The last thing NASA wanted to be doing Thursday was responding to claims that an ancient civilization left artifacts on the moon.
The space agency would have preferred to talk instead about its plans to explore Mars. Or about an educational campaign that was being unveiled Friday by Apollo 13 astronaut Jim Lovell to rekindle public support for space research.No such luck.
Instead, National Aeronautics and Space Administration officials found themselves responding to accusations that they have suppressed evidence of lunar ruins of a lost race.

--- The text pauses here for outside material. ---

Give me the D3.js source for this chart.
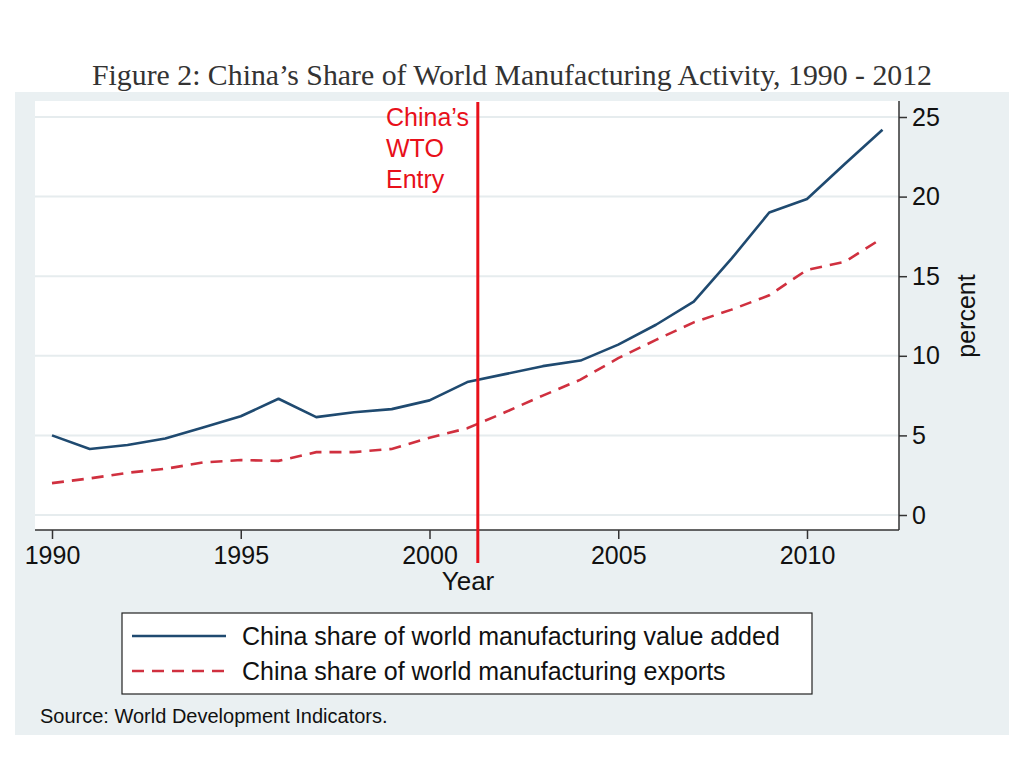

The charges were made Thursday by a team of scientists led by Richard Hoagland, a science writer and researcher. Hoagland rented a room at the National Press Club to present his findings of "ancient artificial structures on the moon."
Hoagland has attracted attention from frequent appearances on the Art Bell syndicated radio show, "Coast to Coast," which is heard nationwide on about 250 stations.
Hoagland said some of the photographic evidence came from an aerospace engineer who once handled lunar pictures and rock samples for NASA. Hoag-land said he obtained additional photos directly from NASA of various Apollo missions, then enhanced them with a computer.
Hoagland and his group said the computer enhancements reveal "an extraordinary, highly geometric, glittering glass object . . . hanging more than 9 miles above the surface of the moon."
He also displayed a fuzzy slide that he said depicted a bowling-pin shaped lunar feature that "is simply baffling . . . unless it's an ancient artifact from a former civilization which colonized the moon."
"Whatever we're looking at is very old. It is someone who has gone before," Hoagland said. "There is a possibility that this someone, if the human history is a little different than we think it is, may in fact be somehow connected to ourselves. These are the resonant questions that demand and beg for answers."
NASA was not amused.
"It's simply not true that we found any evidence of artificial structures on the moon during the Apollo program," said Doug Isbell, a NASA spokesman.
"There certainly are some scientific questions we don't understand," Isbell said. "But we did not go back (to the moon) because of any alien artifacts. It's clear that we believe their theories are not true."
Isbell said NASA is just as interested in finding signs of life outside the Earth as anybody else.
He cited the Mars exploration program, which includes two planned launches later this year of interplanetary spacecraft to take pictures and analyze rocks.
"In the long term, we're looking at the question of whether there ever was life on Mars, microbial or higher," Isbell said.